Supply-wise, corn has turned the corner -but wheat has not. Before this drought, global wheat inventories were projected to rise for a fifth consecutive year (and the 8th time since 2008), by 1.8%, from 256.4 million tonnes to 261.2 million tonnes.  A drought would level off wheat inventories over the short-term, they remain very bloated. As the attached graph clearly shows, wheat inventories only starting to level out; they have yet to enter a sustained downtrend.
More telling, corn and wheat both had stocks-to-use ratios in the 25% to 40% range before the year 2000. After 2000, corn became relatively scarcer than wheat -and remains so: Since the early 2000s, corn's global stocks-to-use ratio has fluctuated in the 15% to 22% range whereas wheat continues to vary between 25% and 35%.
Over the shorter term, world corn output has fallen twice since the 2012 market peak, and both times in recent years. Wheat production rose for five years straight before falling a (pre-drought projected) 1.8% for the 2017-18 marketing year.
Finally, America accounts for a much larger proportion of world corn output: More in fact than the combined proportions of both US and Australian world wheat production. Hence, even in a worst-case scenario, coincidental US and Australian droughts will impact the world corn supply more than it does that of wheat.
Over the longer term, wheat's stock-to-use ratio in fact, only fell below 25% during the 2007-08 grain market rally, when it set price records and outperformed corn. Projected to close at 35.5% during the 2017-18 marketing year, the wheat stocks-to-use ratio remains at the deflationary upper end of its historical trading range.
-Hence, even if both Australian and American wheat harvests succumb to drought, a resulting fall in the stocks-to-use ratio to just below 30% would trigger at best, a mild, limited bear market rally. While that constitutes a money-making opportunity, barring further crop production problems in Europe or South America, it would probably thereafter retreat.
This is because as the accompanying graph's trend analysis shows, wheat inventories are starting to level off but have not yet entered a downtrend phase -something that from the (limited) viewpoint of regression analysis, could commence within one to two marketing years.
Fortunately for corn, it is ahead of wheat in the market cycle: Corn supply fundamentals were tightening up even before America's recent dry spell: From 128 million tonnes when the world feedgrain market peaked in 2012-13, world corn inventories rose 75.5% to an all-time peak of 224.6 million tonnes at the end of the 2016-17 marketing year that ends in late August.

Going forward, world corn production is expected to fall a USDA projected 3.3%, from 1.067 billion tonnes in 2016-17 to 1.032 billion tonnes in the 2017-18 marketing year. With its corn harvest projected to fall from 384.8 million tonnes last year to 357.3 million tonnes this year, America was expected to account for approximately 27.5 million tonnes of the projected 35 million tonne drop in world corn production, with China (-4.5 million tonnes) and Brazil (-2.0 million tonnes) accounting for the rest.
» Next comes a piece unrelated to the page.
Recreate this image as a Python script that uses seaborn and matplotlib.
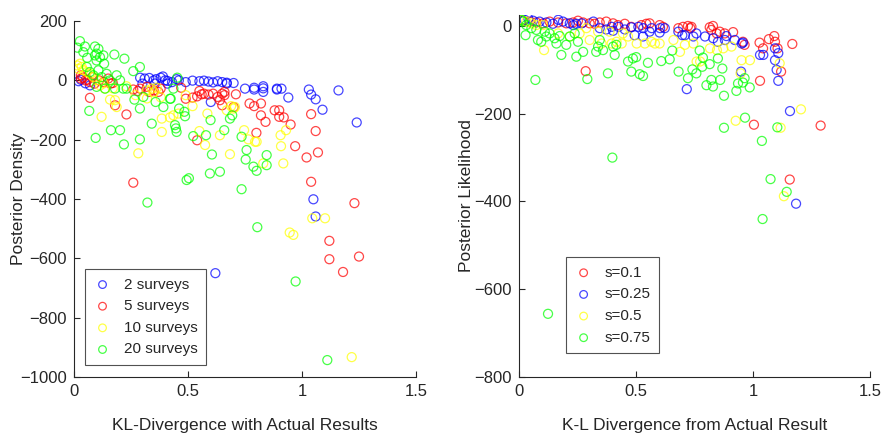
import seaborn as sns
import pandas as pd
import matplotlib.pyplot as plt
from matplotlib import font_manager

# Left panel: KL-divergence vs posterior density, one group per survey count
kl_2 = [0.02, 0.03, 0.05, 0.07, 0.29, 0.31, 0.33, 0.35, 0.36, 0.38, 0.39, 0.40, 0.41, 0.43, 0.45, 0.46, 0.49,
        0.52, 0.55, 0.57, 0.59, 0.60, 0.61, 0.63, 0.65, 0.67, 0.67, 0.70,
        0.75, 0.79, 0.79, 0.83, 0.83, 0.83, 0.89, 0.89, 0.91, 0.94,
        1.03, 1.04, 1.06, 1.09, 1.16, 1.24, 1.05, 1.06, 0.62, 0.30, 0.355, 0.41]
pd_2 = [-3, 2, -10, -17, 9, 6, 8, 0, 4, 9, 13, 0, -2, -6, 4, 0, -6,
        -1, -3, -1, -4, -73, -7, -3, -6, -8, -11, -9,
        -28, -25, -31, -20, -27, -39, -31, -28, -28, -58,
        -31, -48, -64, -99, -34, -142, -401, -459, -650, -11, -11, -11]

kl_5 = [0.03, 0.03, 0.04, 0.05, 0.06, 0.07, 0.08, 0.09, 0.07,
        0.11, 0.13, 0.15, 0.16, 0.17, 0.18, 0.23,
        0.26, 0.28, 0.29, 0.32, 0.33, 0.35, 0.37, 0.38,
        0.47, 0.49, 0.52, 0.54, 0.55, 0.56, 0.57, 0.59, 0.61, 0.63, 0.64, 0.65, 0.66, 0.66, 0.65,
        0.70, 0.71, 0.77, 0.79, 0.80, 0.82, 0.82, 0.84, 0.88, 0.90, 0.90, 0.92, 0.95, 0.97,
        1.02, 1.04, 1.06, 1.07, 1.04, 1.23,
        0.26, 0.54, 1.12, 1.12, 1.18, 1.25]
pd_5 = [17, 6, 9, 0, 2, -6, 11, -11, -59,
        0, -6, 6, -11, -9, -84, -115,
        -31, -36, -28, -22, -39, -34, -39, -28,
        -25, -62, -58, -54, -36, -47, -45, -48, -45, -56, -67, -45, -39, -50, -84,
        -90, -47, -78, -87, -177, -78, -118, -140, -101, -101, -123, -125, -149, -222,
        -260, -114, -171, -243, -342, -414,
        -345, -202, -541, -603, -646, -594]

kl_10 = [0.015, 0.026, 0.034, 0.019, 0.041, 0.056, 0.070, 0.085, 0.10, 0.114, 0.136, 0.158, 0.18, 0.187, 0.121,
         0.282, 0.319, 0.341, 0.363, 0.385, 0.385, 0.421, 0.436, 0.458,
         0.520, 0.550, 0.575, 0.585, 0.640, 0.670, 0.684, 0.689, 0.699, 0.706,
         0.746, 0.765, 0.794, 0.801, 0.830, 0.906, 0.908, 0.918, 0.930,
         1.045, 1.101, 0.946, 0.962, 1.218,
         0.17, 0.27, 0.32, 0.35, 0.38, 0.49, 0.23, 0.13]
pd_10 = [50, 56, 45, 39, 34, 28, 22, 11, 0, -17, -28, -65, -67, -90, -123,
         -246, -34, -28, -25, -129, -174, -125, -118, -112,
         -87, -171, -218, -112, -185, -101, -249, -87, -95, -90,
         -168, -199, -207, -207, -280, -185, -222, -280, -168,
         -465, -465, -513, -521, -933,
         -27, -50, -61, -40, -57, -50, -20, -10]

kl_20 = [0.015, 0.026, 0.041, 0.048, 0.058, 0.092, 0.099, 0.107, 0.092, 0.099, 0.114, 0.129, 0.132, 0.177, 0.221,
         0.289, 0.26, 0.056, 0.07, 0.085, 0.107, 0.121, 0.143, 0.158, 0.187, 0.202, 0.231, 0.099, 0.136, 0.18,
         0.216, 0.453, 0.436,
         0.067, 0.095, 0.162, 0.202, 0.219, 0.289, 0.341, 0.392, 0.424, 0.443, 0.447, 0.450, 0.461, 0.484,
         0.487, 0.494, 0.504, 0.523, 0.579, 0.596, 0.605, 0.640, 0.599, 0.659, 0.684, 0.694, 0.735, 0.735,
         0.753, 0.757, 0.787, 0.801, 0.845, 0.845, 0.322, 0.265, 0.289, 0.304, 0.358, 0.421,
         0.804, 0.972, 1.111]
pd_20 = [110, 132, 95, 114, 76, 114, 90, 106, 84, 67, 78, 84, 56, 87, 73,
         45, 31, 45, 28, 17, 34, 11, 22, 0, 17, 0, -28, -22, -28, -28,
         -28, 9, -28,
         -103, -194, -168, -168, -216, -199, -146, -90, -62, -151, -162, -174, -95, -106,
         -121, -336, -330, -188, -185, -314, -250, -308, -134, -168, -129, -118, -190, -367,
         -267, -235, -291, -305, -252, -286, -412, -65, -95, -56, -73, -62,
         -495, -678, -943]

# Right panel: K-L divergence vs posterior likelihood, one group per s
kl_s1 = [0.017, 0.046, 0.074, 0.103, 0.131, 0.167, 0.202, 0.231, 0.252, 0.274, 0.302, 0.323, 0.345, 0.373,
         0.402, 0.423, 0.452, 0.480, 0.523, 0.544, 0.558, 0.601, 0.615, 0.701, 0.722, 0.732, 0.737, 0.815,
         0.822, 0.829, 0.858, 0.879, 0.915, 0.957, 0.964, 1.028, 1.043, 1.068, 1.091, 1.094, 1.105, 1.120,
         1.168, 0.285, 1.030, 1.004, 1.289, 1.157, 0.681, 0.845]
ll_s1 = [12, 10, 8, 6, 10, 8, 6, 8, 12, 8, 6, 5, 8, 10,
         6, 2, 5, -2, 2, 5, 6, 2, -2, -2, 0, -5, -2, -3,
         -9, 0, -13, -17, -14, -36, -43, -38, -51, -30, -23, -36, -51, -104,
         -41, -103, -125, -225, -227, -350, -5, -17]

kl_s25 = [0.024, 0.040, 0.060, 0.088, 0.117, 0.145, 0.168, 0.188, 0.217, 0.232, 0.245, 0.268, 0.318, 0.345,
          0.373, 0.396, 0.402, 0.425, 0.452, 0.480, 0.494, 0.510, 0.530, 0.531, 0.558, 0.567, 0.601, 0.603,
          0.623, 0.681, 0.698, 0.709, 0.745, 0.758, 0.795, 0.830, 0.850, 0.880, 0.886, 0.922, 0.952, 0.957,
          1.030, 1.044, 1.094, 1.108, 1.094, 1.101, 1.108, 0.717, 0.949, 1.158, 1.184]
ll_s25 = [14, 17, 12, 10, 8, 5, 14, 10, 6, 2, 5, 6, 10, -5,
          -8, -2, -11, -2, -8, -3, -21, -2, -24, -5, -13, -5, -15, -5,
          -5, -13, -21, -21, -24, -17, -24, -28, -36, -32, -23, -32, -40, -38,
          -66, -66, -51, -62, -78, -100, -125, -144, -104, -194, -405]

kl_s5 = [0.010, 0.031, 0.053, 0.074, 0.103, 0.107, 0.167, 0.217, 0.259, 0.302, 0.353, 0.396, 0.417, 0.439,
         0.466, 0.503, 0.538, 0.566, 0.581, 0.601, 0.660, 0.688, 0.709, 0.745, 0.759, 0.774, 0.816, 0.846,
         0.873, 0.908, 0.951, 0.987, 1.114, 0.947, 1.205, 0.926, 1.118, 1.132, 0.288, 0.338, 0.387, 0.444]
ll_s5 = [14, 10, 6, 2, 2, -55, -17, -24, -17, -32, -40, -40, -36, -40,
         -24, -40, -40, -36, -40, -40, -32, -59, -43, -40, -81, -81, -51, -55,
         -51, -47, -78, -78, -85, -108, -190, -216, -232, -388, -5, -13, -13, -17]

kl_s75 = [0.010, 0.017, 0.031, 0.028, 0.053, 0.074, 0.081, 0.095, 0.110, 0.117, 0.131, 0.152, 0.160, 0.174,
          0.181, 0.202, 0.217, 0.238, 0.245, 0.252, 0.274, 0.330, 0.338, 0.345, 0.359, 0.380, 0.402, 0.409,
          0.416, 0.466, 0.480, 0.487, 0.501, 0.516, 0.530, 0.551, 0.608, 0.644, 0.655, 0.682, 0.722, 0.741,
          0.758, 0.772, 0.783, 0.786, 0.801, 0.815, 0.822, 0.829, 0.850, 0.869, 0.860, 0.876, 0.929, 0.936,
          0.957, 0.964, 0.986, 0.070, 0.292, 0.399, 0.876, 0.966, 1.038, 1.104, 1.075, 1.144, 1.041, 0.124]
ll_s75 = [14, 10, 2, -21, -5, -9, -32, -36, -13, -24, -17, -28, -40, -23,
          -66, -43, -24, -17, -70, -36, -59, -59, -47, -32, -55, -108, -47, -66,
          -43, -81, -104, -74, -71, -110, -114, -84, -80, -76, -56, -104, -119, -99,
          -108, -56, -93, -72, -135, -87, -123, -138, -74, -97, -123, -159, -148, -131,
          -129, -119, -140, -123, -121, -300, -232, -209, -262, -231, -349, -378, -440, -656]

left_groups = [('2 surveys', kl_2, pd_2, '#0000FF'),
               ('5 surveys', kl_5, pd_5, '#FF0000'),
               ('10 surveys', kl_10, pd_10, '#FFFF00'),
               ('20 surveys', kl_20, pd_20, '#00FF00')]
right_groups = [('s=0.1', kl_s1, ll_s1, '#FF0000'),
                ('s=0.25', kl_s25, ll_s25, '#0000FF'),
                ('s=0.5', kl_s5, ll_s5, '#FFFF00'),
                ('s=0.75', kl_s75, ll_s75, '#00FF00')]

sns.set_style('white')
# narrow Helvetica look if available
installed = {f.name for f in font_manager.fontManager.ttflist}
narrow = 'Liberation Sans Narrow' in installed
plt.rcParams['font.family'] = ['Liberation Sans Narrow' if narrow else 'Liberation Sans', 'DejaVu Sans']
tick_fs = 13 if narrow else 12
label_fs = 14 if narrow else 12.5
legend_fs = 12.5 if narrow else 11
dark = '#262626'

fig = plt.figure(figsize=(8.86, 4.41), dpi=100)
ax1 = fig.add_axes([74 / 886, 64 / 441, 342 / 886, 356 / 441])
ax2 = fig.add_axes([519 / 886, 64 / 441, 351 / 886, 362 / 441])


def draw(ax, groups):
    for name, xs, ys, col in groups:
        df = pd.DataFrame({'x': xs, 'y': ys})
        sns.scatterplot(data=df, x='x', y='y', ax=ax, marker='o', s=42,
                        facecolor='none', edgecolor=col, linewidth=0.9,
                        alpha=0.72, label=name)


draw(ax1, left_groups)
draw(ax2, right_groups)

for ax in (ax1, ax2):
    ax.set_xlim(0, 1.5)
    ax.set_xticks([0, 0.5, 1, 1.5])
    ax.set_xticklabels(['0', '0.5', '1', '1.5'])
    ax.spines['top'].set_visible(False)
    ax.spines['right'].set_visible(False)
    for s in ('left', 'bottom'):
        ax.spines[s].set_color(dark)
        ax.spines[s].set_linewidth(0.8)
    ax.tick_params(direction='in', length=4, width=0.8, colors=dark, labelsize=tick_fs,
                   left=True, bottom=True, pad=5)

ax1.set_ylim(-1000, 200)
ax1.set_yticks([-1000, -800, -600, -400, -200, 0, 200])
ax2.set_ylim(-800, 25)
ax2.set_yticks([-800, -600, -400, -200, 0])

ax1.set_xlabel('KL-Divergence with Actual Results', fontsize=label_fs, color=dark)
ax1.set_ylabel('Posterior Density', fontsize=label_fs, color=dark)
ax2.set_xlabel('K-L Divergence from Actual Result', fontsize=label_fs, color=dark)
ax2.set_ylabel('Posterior Likelihood', fontsize=label_fs, color=dark)
ax1.xaxis.set_label_coords(0.5, -0.115)
ax1.yaxis.set_label_coords(-0.14, 0.5)
ax2.xaxis.set_label_coords(0.5, -0.113)
ax2.yaxis.set_label_coords(-0.127, 0.5)

leg1 = ax1.legend(loc='lower left', bbox_to_anchor=(0.032, 0.034), borderaxespad=0, fontsize=legend_fs,
                  frameon=True, fancybox=False, handletextpad=0.8, borderpad=0.55, labelspacing=0.5,
                  markerscale=0.85, handlelength=1.2)
leg2 = ax2.legend(loc='lower left', bbox_to_anchor=(0.134, 0.066), borderaxespad=0, fontsize=legend_fs,
                  frameon=True, fancybox=False, handletextpad=0.8, borderpad=0.55, labelspacing=0.5,
                  markerscale=0.85, handlelength=1.2)
for leg in (leg1, leg2):
    leg.get_frame().set_edgecolor(dark)
    leg.get_frame().set_linewidth(0.8)
    for t in leg.get_texts():
        t.set_color(dark)

fig.savefig('out.png', dpi=100)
At 1.054 billion tonnes, 2017-18 world corn consumption will exceed harvests by 32 million tonnes. Whereas wheat harvests have exceeded consumption every season since 2012-13, this is the second time in three years that the world corn harvest size has declined and demand has exceeded production.
That will induce the first meaningful decline in corn inventories since 2010. Even if no drought occurs in America, world corn inventories are projected to fall 13.5%, from their record 224.6 million tonne peak, back to 194.3 million tonnes.
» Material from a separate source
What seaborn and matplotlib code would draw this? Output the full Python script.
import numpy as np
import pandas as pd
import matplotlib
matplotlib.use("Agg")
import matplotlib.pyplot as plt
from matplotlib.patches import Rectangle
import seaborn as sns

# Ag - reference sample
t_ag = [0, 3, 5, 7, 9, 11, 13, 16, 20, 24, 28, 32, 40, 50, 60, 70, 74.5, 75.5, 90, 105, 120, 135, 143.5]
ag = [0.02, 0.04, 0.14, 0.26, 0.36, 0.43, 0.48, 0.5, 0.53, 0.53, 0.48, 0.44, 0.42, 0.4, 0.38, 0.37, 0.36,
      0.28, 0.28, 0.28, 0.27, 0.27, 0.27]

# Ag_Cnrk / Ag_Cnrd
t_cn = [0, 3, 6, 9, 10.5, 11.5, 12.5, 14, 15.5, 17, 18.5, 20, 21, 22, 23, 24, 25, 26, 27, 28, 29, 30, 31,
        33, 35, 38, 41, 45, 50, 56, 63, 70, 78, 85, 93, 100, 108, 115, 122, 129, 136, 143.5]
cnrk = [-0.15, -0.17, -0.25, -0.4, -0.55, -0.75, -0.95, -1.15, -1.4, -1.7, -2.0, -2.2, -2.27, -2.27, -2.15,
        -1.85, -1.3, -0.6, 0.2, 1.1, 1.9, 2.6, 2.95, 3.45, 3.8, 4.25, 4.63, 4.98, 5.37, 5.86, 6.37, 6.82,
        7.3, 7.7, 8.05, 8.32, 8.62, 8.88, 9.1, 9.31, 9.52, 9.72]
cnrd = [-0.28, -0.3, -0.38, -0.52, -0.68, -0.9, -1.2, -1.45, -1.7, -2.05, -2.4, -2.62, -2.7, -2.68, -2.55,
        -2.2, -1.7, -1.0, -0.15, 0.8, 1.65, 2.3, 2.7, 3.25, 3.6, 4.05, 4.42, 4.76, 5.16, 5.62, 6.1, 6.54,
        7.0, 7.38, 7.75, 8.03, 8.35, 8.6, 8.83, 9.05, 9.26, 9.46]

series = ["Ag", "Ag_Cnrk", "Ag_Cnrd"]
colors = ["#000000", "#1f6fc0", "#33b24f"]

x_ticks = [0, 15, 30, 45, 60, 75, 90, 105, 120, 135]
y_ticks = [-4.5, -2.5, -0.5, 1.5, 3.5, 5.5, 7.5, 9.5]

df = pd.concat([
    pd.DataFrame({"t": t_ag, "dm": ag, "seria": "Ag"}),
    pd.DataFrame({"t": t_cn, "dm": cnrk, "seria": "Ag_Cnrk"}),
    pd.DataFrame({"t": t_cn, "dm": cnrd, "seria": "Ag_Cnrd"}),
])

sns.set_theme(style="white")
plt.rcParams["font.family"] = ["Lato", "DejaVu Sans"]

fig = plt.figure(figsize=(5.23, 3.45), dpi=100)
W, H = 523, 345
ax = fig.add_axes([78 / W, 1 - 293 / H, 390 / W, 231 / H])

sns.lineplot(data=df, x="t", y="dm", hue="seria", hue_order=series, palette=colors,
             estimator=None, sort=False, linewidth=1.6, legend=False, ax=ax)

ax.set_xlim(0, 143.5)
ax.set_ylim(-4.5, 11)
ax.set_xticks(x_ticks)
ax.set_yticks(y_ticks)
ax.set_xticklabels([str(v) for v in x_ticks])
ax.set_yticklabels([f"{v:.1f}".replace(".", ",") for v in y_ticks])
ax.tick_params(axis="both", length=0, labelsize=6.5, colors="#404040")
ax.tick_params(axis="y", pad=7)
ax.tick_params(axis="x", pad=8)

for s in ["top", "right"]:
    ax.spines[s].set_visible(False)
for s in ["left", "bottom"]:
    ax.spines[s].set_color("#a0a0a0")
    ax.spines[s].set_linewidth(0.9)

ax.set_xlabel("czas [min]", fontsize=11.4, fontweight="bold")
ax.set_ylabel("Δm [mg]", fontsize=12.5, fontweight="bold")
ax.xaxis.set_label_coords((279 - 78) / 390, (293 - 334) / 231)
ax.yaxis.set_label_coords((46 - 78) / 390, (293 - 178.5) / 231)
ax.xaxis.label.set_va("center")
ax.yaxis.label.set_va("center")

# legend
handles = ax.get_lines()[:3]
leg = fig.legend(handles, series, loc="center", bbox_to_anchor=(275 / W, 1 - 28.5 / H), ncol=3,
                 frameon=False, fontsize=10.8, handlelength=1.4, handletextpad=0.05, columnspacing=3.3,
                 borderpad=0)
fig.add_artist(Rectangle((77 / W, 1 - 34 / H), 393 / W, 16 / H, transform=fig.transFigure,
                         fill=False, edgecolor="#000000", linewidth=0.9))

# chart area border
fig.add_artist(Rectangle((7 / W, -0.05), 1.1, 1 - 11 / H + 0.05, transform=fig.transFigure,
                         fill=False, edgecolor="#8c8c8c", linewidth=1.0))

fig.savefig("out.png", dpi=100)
This has in turn sharply reduced the USDA's projected world corn stock-to-use ratio for the first time since the early 2010s. After being stuck in an undulating 21% to 22% plateau since 2014, the world corn stock-to-use ratio is projected to fall to 18.4% by the end of the 2017-18 marketing year -and all this was set to happen even before worries about a US drought began to materialize.
Consequently, a short glance at this article's accompanying graphics shows a clear trend developing: Even without a drought, bloated world corn inventories and their global stocks-to-use ratio have entered a downtrend. A drought in the middle of America's corn growing season would accelerate this trend already underway -and probably kick CBOT corn above US$5.00/bushel.
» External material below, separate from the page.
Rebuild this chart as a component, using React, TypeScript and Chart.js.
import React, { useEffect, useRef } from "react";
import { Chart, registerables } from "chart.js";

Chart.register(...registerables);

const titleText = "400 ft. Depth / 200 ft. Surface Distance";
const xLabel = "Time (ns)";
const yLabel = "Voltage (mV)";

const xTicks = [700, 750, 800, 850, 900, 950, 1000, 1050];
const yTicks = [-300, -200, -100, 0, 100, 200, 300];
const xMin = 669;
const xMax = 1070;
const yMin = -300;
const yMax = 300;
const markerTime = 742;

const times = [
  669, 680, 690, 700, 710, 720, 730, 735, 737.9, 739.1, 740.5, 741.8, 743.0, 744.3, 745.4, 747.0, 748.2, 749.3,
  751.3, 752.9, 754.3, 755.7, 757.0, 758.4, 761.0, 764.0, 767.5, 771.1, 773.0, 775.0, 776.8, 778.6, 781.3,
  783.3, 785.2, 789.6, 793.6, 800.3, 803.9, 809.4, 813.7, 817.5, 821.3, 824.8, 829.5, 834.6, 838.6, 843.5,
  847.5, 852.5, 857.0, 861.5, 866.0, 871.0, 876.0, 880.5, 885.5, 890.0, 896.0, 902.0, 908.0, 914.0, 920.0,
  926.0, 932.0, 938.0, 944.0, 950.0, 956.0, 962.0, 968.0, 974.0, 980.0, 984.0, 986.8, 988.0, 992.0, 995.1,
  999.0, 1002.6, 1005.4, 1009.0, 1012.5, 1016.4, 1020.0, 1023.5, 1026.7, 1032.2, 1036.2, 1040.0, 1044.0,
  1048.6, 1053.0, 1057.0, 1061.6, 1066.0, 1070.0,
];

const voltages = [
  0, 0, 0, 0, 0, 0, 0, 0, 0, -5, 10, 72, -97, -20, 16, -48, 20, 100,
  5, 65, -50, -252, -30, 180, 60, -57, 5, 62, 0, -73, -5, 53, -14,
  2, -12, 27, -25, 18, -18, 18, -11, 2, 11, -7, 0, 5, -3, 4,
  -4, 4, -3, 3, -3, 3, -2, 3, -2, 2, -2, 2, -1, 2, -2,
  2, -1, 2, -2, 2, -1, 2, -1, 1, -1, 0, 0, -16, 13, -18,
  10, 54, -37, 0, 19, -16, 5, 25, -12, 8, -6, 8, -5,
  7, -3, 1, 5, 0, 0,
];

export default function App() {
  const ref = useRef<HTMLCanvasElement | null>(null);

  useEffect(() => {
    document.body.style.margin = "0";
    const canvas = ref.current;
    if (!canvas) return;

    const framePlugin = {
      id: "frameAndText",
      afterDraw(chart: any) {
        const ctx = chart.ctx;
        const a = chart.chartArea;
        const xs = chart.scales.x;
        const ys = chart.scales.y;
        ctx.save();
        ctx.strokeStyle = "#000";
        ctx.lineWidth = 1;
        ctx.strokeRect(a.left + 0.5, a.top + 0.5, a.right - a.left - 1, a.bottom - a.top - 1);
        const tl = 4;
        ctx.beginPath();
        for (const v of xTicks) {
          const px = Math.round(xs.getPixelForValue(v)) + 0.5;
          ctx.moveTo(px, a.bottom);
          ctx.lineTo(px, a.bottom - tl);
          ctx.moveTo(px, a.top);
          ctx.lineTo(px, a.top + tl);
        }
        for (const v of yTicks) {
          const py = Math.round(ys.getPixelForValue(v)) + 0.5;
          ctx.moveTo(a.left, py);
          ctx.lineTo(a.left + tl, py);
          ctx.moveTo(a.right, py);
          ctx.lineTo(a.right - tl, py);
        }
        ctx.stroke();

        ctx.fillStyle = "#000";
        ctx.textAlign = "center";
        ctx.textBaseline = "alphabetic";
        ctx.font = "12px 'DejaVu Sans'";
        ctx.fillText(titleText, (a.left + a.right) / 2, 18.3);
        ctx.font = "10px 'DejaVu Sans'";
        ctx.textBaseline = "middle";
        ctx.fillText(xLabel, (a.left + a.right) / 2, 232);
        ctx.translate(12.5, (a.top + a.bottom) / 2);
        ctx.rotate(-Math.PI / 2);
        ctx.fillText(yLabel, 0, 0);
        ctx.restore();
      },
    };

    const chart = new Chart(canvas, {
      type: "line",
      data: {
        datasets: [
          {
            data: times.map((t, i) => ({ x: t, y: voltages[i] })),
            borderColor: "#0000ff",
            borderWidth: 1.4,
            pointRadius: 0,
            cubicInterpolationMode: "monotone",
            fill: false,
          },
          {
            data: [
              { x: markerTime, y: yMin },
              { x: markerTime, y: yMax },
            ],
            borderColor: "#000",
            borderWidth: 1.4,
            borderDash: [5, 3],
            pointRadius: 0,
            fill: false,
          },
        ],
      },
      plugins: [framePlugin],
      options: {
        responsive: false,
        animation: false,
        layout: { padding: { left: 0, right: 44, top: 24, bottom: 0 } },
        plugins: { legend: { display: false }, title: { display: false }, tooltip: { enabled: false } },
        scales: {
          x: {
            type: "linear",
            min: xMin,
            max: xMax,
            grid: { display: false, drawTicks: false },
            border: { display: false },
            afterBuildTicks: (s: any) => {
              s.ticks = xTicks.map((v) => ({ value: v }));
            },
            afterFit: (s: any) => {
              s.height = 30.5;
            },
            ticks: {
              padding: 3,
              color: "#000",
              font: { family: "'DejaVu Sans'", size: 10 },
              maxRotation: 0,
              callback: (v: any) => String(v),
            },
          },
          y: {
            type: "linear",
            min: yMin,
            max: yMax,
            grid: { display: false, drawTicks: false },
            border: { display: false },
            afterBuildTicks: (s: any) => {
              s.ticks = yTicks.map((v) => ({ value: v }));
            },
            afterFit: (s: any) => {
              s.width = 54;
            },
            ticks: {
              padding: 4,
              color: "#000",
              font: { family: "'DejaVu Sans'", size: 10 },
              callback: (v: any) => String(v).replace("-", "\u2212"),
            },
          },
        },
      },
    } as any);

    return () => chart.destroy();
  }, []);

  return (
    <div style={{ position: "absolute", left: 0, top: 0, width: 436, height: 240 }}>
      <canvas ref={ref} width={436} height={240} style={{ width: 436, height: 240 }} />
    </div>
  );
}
All this explains the 20% rise in corn prices since H2 2016 and a possible drought upside well above US$4.00/bushel -but is insufficient to trigger the large market rallies seen in 2007-08 and 2010-12. For that to happen, the world corn stocks-to-use ratio would need to bottom out around the same 14% to 15% range it was back then.
--But everything changes if a nasty, 2012-style drought reduces America's corn harvest (and world corn harvests) by 50 to 60 million tonnes. Before the resulting higher prices curtail projected world corn consumption, a 50 million tonne reduction in corn inventories would bring the world corn stocks-to-use ratio down to 13.6% --as low as it was during the hyper corn rally years of 2007-08 and 2011-13.
On one hand, that does not mean we will have a record setting, hyperactive corn rally like we had in 2012. Five years ago, corn fundamentals were supported by rapidly expanding US ethanol production and a strong, multi-year commodity market boom. Post-crash grain market liquidity was significantly more abundant than it is today.
On the other hand, should a US drought materialize, it would bring forward the date at which corn jumps above US$5.00/bushel by one to two years.
Drought or not, the world corn market is visibly tighter than it has been in several years. Wheat is only starting to level out its growing stockpiles. You could take a chance that America's dry weather will continue; if it does, you could profit over either corn or wheat in the short term.
But drought or not, this is a good time to invest in corn over the long-term -and keep a close eye on the US Midwest's rainfall -or lack of it- over the next few weeks.